Most of Tulsa’s premier wine locations can be found in a relatively small geographic area, especially when compared to Oklahoma City’s sprawl. Utica Square, Cherry Street and Brookside have enough fine dining and fine wine establishments to more than fill a weekend getaway, and all are located within a very short driving distance of Tulsa’s excellent downtown hotels.
Polo Grill, 2038 Utica Square, has been in business since 1983. In that time, it has amassed 11 Wine Spectator Awards of Excellence. Scott Garrett, certified sommelier and wine director, oversees a 46-page wine list that features more than 900 selections. The list includes separate sections for Premiere Napa Valley wines. PNV wines are purchased in an annual auction, and the purchaser buys an entire lot, meaning the wines are truly unique. The menu is arranged by varietal, making the task of selecting a wine somewhat less daunting. Prices range from about $20 all the way up to $5,117 for a 1996 Chateau Mouton Rothschild. Rarely does a list feature something for everyone, but Polo Grill’s does.

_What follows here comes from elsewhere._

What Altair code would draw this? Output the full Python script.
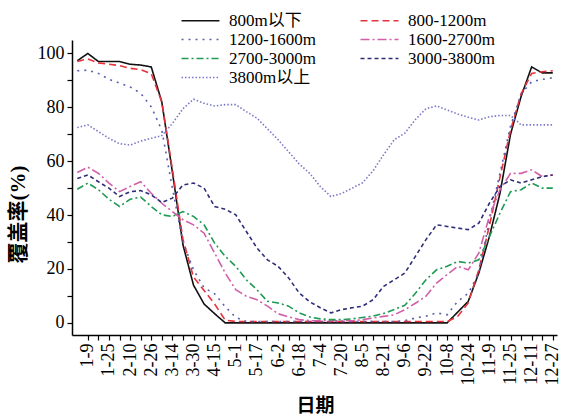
import json
import altair as alt
import pandas as pd

# 8-day dates (index 0..45)
dates = ["1-1", "1-9", "1-17", "1-25", "2-2", "2-10", "2-18", "2-26", "3-6", "3-14",
         "3-22", "3-30", "4-7", "4-15", "4-23", "5-1", "5-9", "5-17", "5-25", "6-2",
         "6-10", "6-18", "6-26", "7-4", "7-12", "7-20", "7-28", "8-5", "8-13", "8-21",
         "8-29", "9-6", "9-14", "9-22", "9-30", "10-8", "10-16", "10-24", "11-1", "11-9",
         "11-17", "11-25", "12-3", "12-11", "12-19", "12-27"]

series_names = ["800m以下", "800-1200m", "1200-1600m", "1600-2700m",
                "2700-3000m", "3000-3800m", "3800m以上"]

s_800 = [97.3, 100, 97, 97, 97, 96, 95.7, 95, 82, 56,
         29, 14, 7, 3.4, 0, 0, 0, 0, 0, 0,
         0, 0, 0, 0, 0, 0, 0, 0, 0, 0,
         0, 0, 0, 0, 0, 0, 4, 8, 18.5, 32,
         48, 70, 84, 95, 92.8, 92.8]
s_800_1200 = [97, 98, 96.5, 96, 95.5, 94.5, 94, 92.5, 82, 57,
              31, 17, 12, 7, 1, 0.5, 0.5, 0.5, 0.5, 0.5,
              0.5, 0.5, 0.5, 0.5, 0.5, 0.5, 0.5, 0.5, 0.5, 0.5,
              0.5, 0.5, 0.5, 0.5, 0.5, 0.5, 2.4, 7.4, 19.7, 36,
              54, 71.5, 85, 92.6, 93.2, 93.6]
s_1200_1600 = [93.6, 93.8, 92.6, 90.4, 89, 87.6, 85.2, 80.2, 71.5, 50,
               30, 19.7, 13, 10.8, 6, 2, 0.5, 0.5, 0.5, 0.5,
               0.5, 0.5, 0.5, 0.5, 0.5, 0.5, 0.5, 0.5, 0.5, 0.5,
               0.5, 0.8, 1.8, 2.5, 3.7, 3, 8, 11, 18.5, 38,
               55.5, 73, 85, 89.5, 90.4, 91]
s_1600_2700 = [55.8, 57.8, 55.5, 51.9, 48.7, 50.6, 52.4, 48.1, 44.4, 41.3,
               38.3, 36.4, 33.3, 25.9, 18.5, 12.3, 9.9, 8.6, 6.2, 3.4,
               2.2, 1.2, 0.8, 0.8, 0.8, 0.8, 0.8, 1.2, 1.8, 2.4,
               3, 4.9, 7.3, 9.9, 14.8, 17.9, 21, 19.7, 25.9, 39.5,
               49.4, 55.5, 55.5, 56.8, 54.3, 54.9]
s_2700_3000 = [49.6, 51.9, 49.4, 45.9, 43.2, 45.9, 46.7, 43.2, 40.1, 39.5,
               41.3, 39.5, 36.4, 29.6, 24.7, 21, 16, 12.3, 8, 7.4,
               6.2, 3.7, 2.2, 1.5, 1.2, 1.2, 1.5, 2, 2.5, 3.5,
               5, 6.5, 11, 16, 19.7, 21, 22.8, 22.2, 23.4, 32,
               40.7, 48.7, 49.4, 51.9, 50, 50]
s_3000_3800 = [53.6, 54.9, 52.4, 50, 46.9, 48.7, 49.1, 47.5, 44.7, 46.3,
               51.2, 51.9, 50, 43.2, 42.2, 40.1, 33.9, 27.8, 23.4, 21,
               16.7, 11.1, 7.8, 5.6, 3.7, 4.9, 5.6, 6.2, 8.6, 13.6,
               16, 18.5, 24.7, 30.9, 36.4, 35.8, 35.2, 34.6, 37, 44.4,
               50.6, 53.1, 51.9, 53.1, 54.3, 54.9]
s_3800 = [72.5, 73.5, 71, 68.5, 66.5, 66, 67.5, 68.5, 69.5, 74,
          79.5, 83, 81.5, 80.5, 81, 81, 78.4, 76, 72, 68,
          63.5, 59, 55.5, 50.6, 46.9, 48, 50, 52, 56.5, 62.5,
          68, 70.4, 75.5, 79.5, 80.5, 79, 77.5, 76.3, 75.3, 76.5,
          77, 77, 73.5, 73.5, 73.5, 73.5]

all_series = [s_800, s_800_1200, s_1200_1600, s_1600_2700, s_2700_3000, s_3000_3800, s_3800]

colors = ["#111111", "#e8333d", "#5b5fb0", "#d060a8", "#209a55", "#2e2e78", "#7a78c8"]
dashes = [[1, 0], [7, 4], [2, 5], [9, 3, 2, 3], [7, 3, 2, 3], [4, 3], [1.5, 2]]

# legend is filled column by column: left column, then right column
legend_order = [0, 2, 4, 6, 1, 3, 5]
dom = [series_names[k] for k in legend_order]
col_range = [colors[k] for k in legend_order]
dash_range = [dashes[k] for k in legend_order]

rows = []
for name, vals in zip(series_names, all_series):
    for i, (d, v) in enumerate(zip(dates, vals)):
        rows.append({"series": name, "idx": i, "date": d, "cover": v})
df = pd.DataFrame(rows)

SERIF = "Liberation Serif, serif"
CJK = "Liberation Serif, Noto Sans CJK SC, serif"

x_label_expr = "datum.value % 2 == 1 ? " + json.dumps(dates) + "[datum.value] : ''"

legend = alt.Legend(
    title=None, orient="none", legendX=120, legendY=-28, columns=2,
    symbolType="M-4,0H4", symbolSize=90, symbolStrokeWidth=1.6,
    labelFontSize=17, labelFont=CJK, labelColor="black", labelOffset=20,
    rowPadding=1, columnPadding=41, labelLimit=300,
)

chart = alt.Chart(df).mark_line(strokeWidth=1.6).encode(
    x=alt.X("idx:Q",
            scale=alt.Scale(domain=[-0.5, 45.4], nice=False, zero=False),
            axis=alt.Axis(values=list(range(1, 46)), labelExpr=x_label_expr,
                          labelAngle=-90, labelOverlap=False, labelFlush=False,
                          labelFont=SERIF, labelFontSize=18, labelColor="black",
                          labelPadding=3, tickSize=5, tickColor="black", tickWidth=1.2,
                          domainColor="black", domainWidth=1.5, grid=False,
                          title="日期", titleFont=CJK, titleFontSize=19,
                          titleFontWeight="bold", titleColor="black",
                          titleX=243, titleY=70, titleBaseline="middle",
                          titleAlign="center")),
    y=alt.Y("cover:Q",
            scale=alt.Scale(domain=[-4.5, 105], nice=False, zero=False),
            axis=alt.Axis(values=list(range(0, 101, 10)),
                          labelExpr="datum.value % 20 == 0 ? datum.label : ''",
                          labelFont=SERIF, labelFontSize=18, labelColor="black",
                          labelPadding=3, tickSize=5, tickColor="black", tickWidth=1.2,
                          domainColor="black", domainWidth=1.5, grid=False,
                          title="覆盖率(%)", titleFont=CJK, titleFontSize=21,
                          titleFontWeight="bold", titleColor="black", titleAngle=-90,
                          titleX=-54, titleY=174, titleBaseline="middle",
                          titleAlign="center")),
    color=alt.Color("series:N",
                    scale=alt.Scale(domain=dom, range=col_range), legend=legend),
    strokeDash=alt.StrokeDash("series:N",
                              scale=alt.Scale(domain=dom, range=dash_range),
                              legend=legend),
).properties(
    width=485, height=295,
    padding={"left": 72, "top": 40, "right": 8, "bottom": 81},
    autosize=alt.AutoSizeParams(type="none"),
    background="white",
).configure_view(stroke=None)

chart.save("out.html", embed_options={"renderer": "svg", "actions": False})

One of Tulsa’s relative newcomers is The Brasserie, 3509 S. Peoria. Founded in 2006, the Brookside restaurant features 75 wines by the glass and remarkably delicious food. Former executive chef Justin Thompson has moved on to focus on Juniper, his soon-to-open new restaurant in downtown Tulsa, and he was succeeded by the former chef de cuisine Marcus Vause.
Joe Breaux, the general manager, left Fleming’s Prime Steakhouse, 1976 Utica Square, in early summer to assume his responsibilities at The Brasserie, and his first focus was to reconstruct the wine list to better reflect the restaurant’s French theme and cuisine.

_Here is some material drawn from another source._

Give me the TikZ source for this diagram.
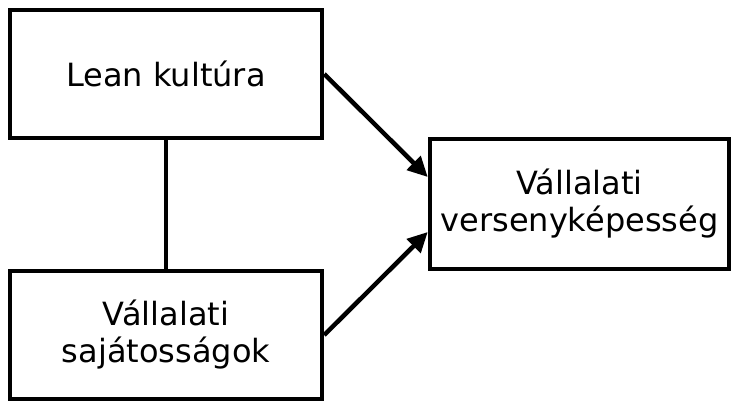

“The challenge is the perception that Old World wines have with some people,” Breaux said. “The perception of the general guest is that French or Old World is not their style. We’re going to take the wine list in a little more Old World direction, but we have to balance our desire to be French-y with what actually sells.”

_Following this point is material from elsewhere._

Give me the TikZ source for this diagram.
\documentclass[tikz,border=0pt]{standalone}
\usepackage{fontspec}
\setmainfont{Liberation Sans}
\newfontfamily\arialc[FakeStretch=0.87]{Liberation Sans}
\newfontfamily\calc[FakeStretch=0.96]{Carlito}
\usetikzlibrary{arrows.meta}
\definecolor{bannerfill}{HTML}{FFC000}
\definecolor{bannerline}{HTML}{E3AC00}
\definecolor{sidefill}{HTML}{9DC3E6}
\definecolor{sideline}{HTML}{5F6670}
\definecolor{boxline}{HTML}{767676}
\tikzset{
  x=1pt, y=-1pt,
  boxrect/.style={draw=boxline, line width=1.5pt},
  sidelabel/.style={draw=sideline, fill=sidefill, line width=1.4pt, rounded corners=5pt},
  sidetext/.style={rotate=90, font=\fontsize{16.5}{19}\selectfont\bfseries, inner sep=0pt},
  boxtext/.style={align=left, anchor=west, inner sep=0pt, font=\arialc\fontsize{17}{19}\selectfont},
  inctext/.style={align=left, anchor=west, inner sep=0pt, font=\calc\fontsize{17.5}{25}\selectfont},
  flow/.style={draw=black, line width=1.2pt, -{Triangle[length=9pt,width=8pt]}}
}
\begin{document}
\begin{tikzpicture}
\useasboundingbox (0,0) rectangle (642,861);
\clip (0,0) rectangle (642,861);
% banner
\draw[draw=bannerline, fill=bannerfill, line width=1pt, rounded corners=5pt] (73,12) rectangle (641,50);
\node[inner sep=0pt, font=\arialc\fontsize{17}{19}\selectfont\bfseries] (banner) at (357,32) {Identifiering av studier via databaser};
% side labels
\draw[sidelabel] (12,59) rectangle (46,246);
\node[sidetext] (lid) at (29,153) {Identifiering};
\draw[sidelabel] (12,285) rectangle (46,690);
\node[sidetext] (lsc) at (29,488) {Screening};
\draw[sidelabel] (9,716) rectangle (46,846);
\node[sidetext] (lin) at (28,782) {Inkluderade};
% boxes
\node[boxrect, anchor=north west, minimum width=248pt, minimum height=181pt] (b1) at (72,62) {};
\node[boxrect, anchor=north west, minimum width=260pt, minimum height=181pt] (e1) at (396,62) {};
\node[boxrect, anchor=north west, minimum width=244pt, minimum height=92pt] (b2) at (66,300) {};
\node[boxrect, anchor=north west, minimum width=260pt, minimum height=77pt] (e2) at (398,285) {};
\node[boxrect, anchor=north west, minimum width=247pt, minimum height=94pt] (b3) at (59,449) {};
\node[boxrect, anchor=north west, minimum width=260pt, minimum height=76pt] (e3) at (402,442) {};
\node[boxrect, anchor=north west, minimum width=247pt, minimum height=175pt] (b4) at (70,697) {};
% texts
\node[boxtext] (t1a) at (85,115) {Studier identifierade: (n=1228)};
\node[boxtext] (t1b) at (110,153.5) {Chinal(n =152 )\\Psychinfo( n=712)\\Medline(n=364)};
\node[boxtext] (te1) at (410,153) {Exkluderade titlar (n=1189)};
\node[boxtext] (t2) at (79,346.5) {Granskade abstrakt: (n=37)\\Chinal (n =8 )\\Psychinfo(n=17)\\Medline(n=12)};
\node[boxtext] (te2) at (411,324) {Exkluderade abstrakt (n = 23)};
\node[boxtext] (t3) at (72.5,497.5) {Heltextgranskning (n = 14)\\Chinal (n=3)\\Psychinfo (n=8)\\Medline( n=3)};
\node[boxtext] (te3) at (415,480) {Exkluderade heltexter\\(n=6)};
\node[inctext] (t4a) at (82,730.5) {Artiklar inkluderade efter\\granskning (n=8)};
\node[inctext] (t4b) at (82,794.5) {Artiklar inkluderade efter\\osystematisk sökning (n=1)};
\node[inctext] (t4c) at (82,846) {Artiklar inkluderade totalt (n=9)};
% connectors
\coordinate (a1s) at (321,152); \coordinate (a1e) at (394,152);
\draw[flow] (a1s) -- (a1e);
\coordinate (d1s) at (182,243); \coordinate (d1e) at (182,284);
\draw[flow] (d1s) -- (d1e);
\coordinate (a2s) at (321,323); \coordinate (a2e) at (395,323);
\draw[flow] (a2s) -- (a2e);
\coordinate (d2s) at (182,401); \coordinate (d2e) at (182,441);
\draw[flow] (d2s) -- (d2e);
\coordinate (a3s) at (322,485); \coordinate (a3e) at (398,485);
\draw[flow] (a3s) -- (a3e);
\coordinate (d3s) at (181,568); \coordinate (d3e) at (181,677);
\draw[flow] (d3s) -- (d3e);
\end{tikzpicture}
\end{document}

In addition to the excellent number of selections by the glass, Breaux cites Vause’s work and the increasing amount of locally sourced food as The Brasserie’s primary strengths.
Three Valleys Zinfandel blend and Bergstrom Cumberland Reserve Pinot
Noir are available locally at Broadway Wine Merchants.
The wine list includes a very good mix of Old and New World wines. Breaux has worked to ensure that the Old World wines are approachable. He recommended Régis Minet Pouilly Fumé, a Loire Valley Sauvignon Blanc with sweet fruit and solid minerality, and Francois Montand brut rosé, a French sparkling wine with raspberry and cherry flavors, as well as a comfortably affordable price.
Tulsa also boasts two wine bars now: Vintage 1740, 1740 S. Boston, and Sonoma Bistro & Wine Bar, 3523 S. Peoria. Vintage 1740 features a half-dozen seating areas with comfortably stuffed furniture in addition to its bar. The wine list isn’t long, but the selections are excellent. Owner Matt Sanders has chosen a list based on quality not quantity, and it shows.
The list in an eclectic mix of Old and New World, and features wines that are hard to find by the glass, like Bergström Cumberland Reserve Pinot Noir. The Oregon Pinot is serious without losing its excellent red fruit character.
The Brasserie’s sister restaurant is Sonoma, which is located right around the corner from The Brasserie. The wine list boasts 100 wines by the glass, equaling the list at Fleming’s in terms of number. The list is filled out with some everyday drinkers, but there are some surprisingly good selections on the list, including Ridge Three Valleys Zinfandel and L’Ecole #41 Recess Red, a Bordeaux-style blend that’s rare by the glass.